- Tax cutting scheme likely to bring much more wealth to the company than to a reader
- How recipients of below-market share offers can get their own back
- A reader shows her bank just what she thinks of it
- How is our gold price forecaster doing?
- Some help with finding a good financial adviser
QI received a telephone call this week from a company asking me if I was interested in reducing the amount of income tax my household pays. Normally I say no thanks, but this time I decided to listen to the spiel.
Apparently there are several different “strategies” that can be put in place to reduce our income tax by up to $8,000 per annum. Because we met specific criteria then apparently these strategies are guaranteed (I even received a congratulations for that!). To learn these strategies, they make an appointment for someone to come in to our home and outline the plans. I am assuming this would be a financial planner? Is it a scam? Is it legal? Is it a good idea to hear what they have to say?

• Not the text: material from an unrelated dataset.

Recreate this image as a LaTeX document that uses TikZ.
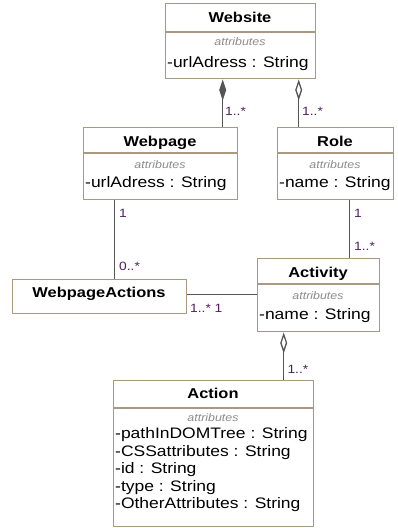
\documentclass[tikz,border=0pt]{standalone}
\usepackage{fontspec}
\setmainfont{Liberation Sans}[FakeStretch=1.15]
\usetikzlibrary{arrows.meta,calc}
\definecolor{boxline}{RGB}{172,152,128}
\definecolor{wirecol}{RGB}{85,85,85}
\definecolor{multcol}{RGB}{80,30,95}
\definecolor{tagcol}{RGB}{140,140,140}

\begin{document}
\begin{tikzpicture}[x=1pt,y=-1pt,
  cls/.style={draw=boxline, line width=1.4pt, fill=white, inner sep=0pt, anchor=north west},
  divider/.style={draw=boxline, line width=1.4pt},
  ctitle/.style={font=\fontsize{14.3}{16}\selectfont\bfseries, inner sep=0pt, anchor=base},
  ctag/.style={font=\fontsize{10.8}{12}\selectfont\itshape, text=tagcol, inner sep=0pt, anchor=base},
  cattr/.style={font=\fontsize{15.2}{17.5}\selectfont, inner sep=0pt, anchor=base west},
  mult/.style={font=\fontsize{12}{14}\selectfont, text=multcol, inner sep=0pt, anchor=base west},
  wire/.style={draw=wirecol, line width=1.3pt},
  compo/.style={wire, {Diamond[length=21pt,width=7pt,fill=wirecol]}-},
  aggr/.style={wire, {Diamond[open,length=21pt,width=7pt,fill=white]}-}
]
\fill[white] (0,0) rectangle (398,528);
\useasboundingbox (0,0) rectangle (398,528);

% Website
\node[cls, minimum width=150pt, minimum height=75pt] (website) at (165,3) {};
\draw[divider] ([yshift=-29pt]website.north west) -- ([yshift=-29pt]website.north east);
\node[ctitle] (websiteT) at (240,22.5) {Website};
\node[ctag] (websiteS) at (240,45.5) {attributes};
\node[cattr] (websiteA) at (167,67) {-urlAdress : String};

% Webpage
\node[cls, minimum width=154pt, minimum height=72pt] (webpage) at (83,127) {};
\draw[divider] ([yshift=-26pt]webpage.north west) -- ([yshift=-26pt]webpage.north east);
\node[ctitle] (webpageT) at (160,146) {Webpage};
\node[ctag] (webpageS) at (160,168) {attributes};
\node[cattr] (webpageA) at (85,187) {-urlAdress : String};

% Role
\node[cls, minimum width=116pt, minimum height=72pt] (role) at (277,127) {};
\draw[divider] ([yshift=-26pt]role.north west) -- ([yshift=-26pt]role.north east);
\node[ctitle] (roleT) at (335,146) {Role};
\node[ctag] (roleS) at (335,168) {attributes};
\node[cattr] (roleA) at (279,187) {-name : String};

% WebpageActions
\node[cls, minimum width=174pt, minimum height=34pt] (wpa) at (12,279) {};
\node[ctitle] (wpaT) at (99,297.3) {WebpageActions};

% Activity
\node[cls, minimum width=122pt, minimum height=73pt] (activity) at (257,258) {};
\draw[divider] ([yshift=-26pt]activity.north west) -- ([yshift=-26pt]activity.north east);
\node[ctitle] (activityT) at (318,277.3) {Activity};
\node[ctag] (activityS) at (318,299.3) {attributes};
\node[cattr] (activityA) at (259,319) {-name : String};

% Action
\node[cls, minimum width=200pt, minimum height=146pt] (action) at (113,380) {};
\draw[divider] ([yshift=-28pt]action.north west) -- ([yshift=-28pt]action.north east);
\node[ctitle] (actionT) at (213,398.3) {Action};
\node[ctag] (actionS) at (213,421) {attributes};
\node[cattr] (actionA1) at (115,438.5) {-pathInDOMTree : String};
\node[cattr] (actionA2) at (115,456) {-CSSattributes : String};
\node[cattr] (actionA3) at (115,473.5) {-id : String};
\node[cattr] (actionA4) at (115,491) {-type : String};
\node[cattr] (actionA5) at (115,508.5) {-OtherAttributes : String};

% Associations
\draw[compo] ([xshift=-18pt]website.south) -- ([xshift=62pt]webpage.north);
\draw[aggr] ([xshift=58pt]website.south) -- ([xshift=-37pt]role.north);
\draw[wire] ([xshift=-46pt]webpage.south) -- ([xshift=15pt]wpa.north);
\draw[wire] ([xshift=14pt]role.south) -- ([xshift=31pt]activity.north);
\draw[wire] ([yshift=2pt]wpa.east) -- ([yshift=2pt]wpa.east -| activity.west);
\draw[aggr] ([xshift=-35pt]activity.south) -- ([xshift=70pt]action.north);

% Multiplicities
\node[mult] (m1) at (225,115) {1..*};
\node[mult] (m2) at (302,115) {1..*};
\node[mult] (m3) at (119,217.3) {1};
\node[mult] (m4) at (119,270.7) {0..*};
\node[mult] (m5) at (354,217.3) {1};
\node[mult] (m6) at (354,250.7) {1..*};
\node[mult] (m7) at (190,312.7) {1..* 1};
\node[mult] (m8) at (287.3,373.3) {1..*};
\end{tikzpicture}
\end{document}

AThere’s a strong whiff of rodent in the air — or at the very least, somebody is trying to con you into something that will make them much more money than it makes you.
It would have been interesting to see the caller’s list of criteria before you told him or her anything about your circumstances. Something tells me everyone receives the congratulations.

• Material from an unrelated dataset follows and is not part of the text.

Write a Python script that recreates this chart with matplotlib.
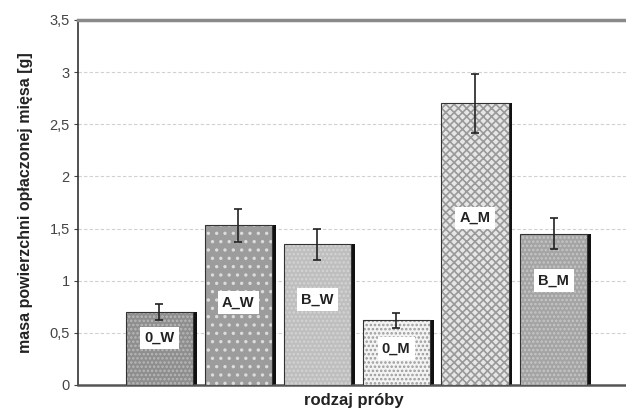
import matplotlib
matplotlib.use("Agg")
import matplotlib.pyplot as plt
import numpy as np

samples = ["0_W", "A_W", "B_W", "0_M", "A_M", "B_M"]
means = [0.70, 1.53, 1.35, 0.62, 2.70, 1.45]
errors = [0.08, 0.16, 0.15, 0.07, 0.28, 0.15]
label_y = [0.45, 0.79, 0.82, 0.35, 1.60, 1.00]

faces = ["#8e8e8e", "#9c9c9c", "#bebebe", "#f4f4f4", "#e6e6e6", "#a4a4a4"]
hatch_cols = ["#b8b8b8", "#dcdcdc", "#d4d4d4", "#9a9a9a", "#9a9a9a", "#c6c6c6"]
hatches = ["....", "..", "....", "....", "xxxx", "...."]

plt.rcParams["hatch.linewidth"] = 1.2
plt.rcParams["font.family"] = ["Liberation Sans", "DejaVu Sans"]

fig = plt.figure(figsize=(6.26, 4.13), dpi=100)
ax = fig.add_axes([0.1246, 0.0678, 0.88, 0.8838])

x = np.arange(len(samples))
width = 0.85

# dark drop shadow on the right of each bar
ax.bar(x + 0.05, means, width=width, color="#111111", zorder=2)
for xi, m, fc, hc, h in zip(x, means, faces, hatch_cols, hatches):
    ax.bar(xi, m, width=width, color=fc, edgecolor=hc, hatch=h,
           linewidth=0, zorder=3)
    ax.bar(xi, m, width=width, fill=False, edgecolor="#333333",
           linewidth=0.8, zorder=4)

ax.errorbar(x, means, yerr=errors, fmt="none", ecolor="#222222",
            elinewidth=1.2, capsize=3, capthick=1.2, zorder=5)

for xi, ly, name in zip(x, label_y, samples):
    ax.text(xi, ly, name, ha="center", va="center", fontsize=10.5,
            fontweight="bold", color="#222222", zorder=6,
            bbox=dict(facecolor="white", edgecolor="none", pad=3))

ax.set_xlim(-1.03, 5.95)
ax.set_ylim(0, 3.5)
yt = np.arange(0, 3.51, 0.5)
ax.set_yticks(yt)
ax.set_yticklabels([f"{v:g}".replace(".", ",") for v in yt],
                   fontsize=10.5, color="#444444")
ax.set_xticks([])

for v in yt[1:-1]:
    ax.axhline(v, color="#d0d0d0", linestyle=(0, (3, 2)), linewidth=0.8,
               zorder=1)

ax.spines["right"].set_visible(False)
ax.spines["top"].set_color("#8a8a8a")
ax.spines["top"].set_linewidth(2.5)
ax.spines["left"].set_color("#333333")
ax.spines["left"].set_linewidth(1.2)
ax.spines["bottom"].set_color("#555555")
ax.spines["bottom"].set_linewidth(1.8)
ax.tick_params(axis="y", length=3, width=0.8, color="#444444", pad=3)

ax.set_ylabel("masa powierzchni opłaczonej mięsa [g]", fontsize=11.5,
              fontweight="bold", color="#222222", labelpad=12)
ax.set_xlabel("rodzaj próby", fontsize=12, fontweight="bold",
              color="#222222", labelpad=6)

plt.savefig("out.png", dpi=100)
plt.close(fig)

One of the great merits of the New Zealand tax system is that, for most people, taxes are straightforward. In many other countries, everyone spends hours over annual tax returns.
While many New Zealanders pay a bit too much tax — and others pay a bit too little — I doubt if anyone who doesn’t have a business, rental property or similar would be overpaying anything like $8000. And those who do have businesses are far better advised to hire an accountant than to spend time with someone who happens to ring them.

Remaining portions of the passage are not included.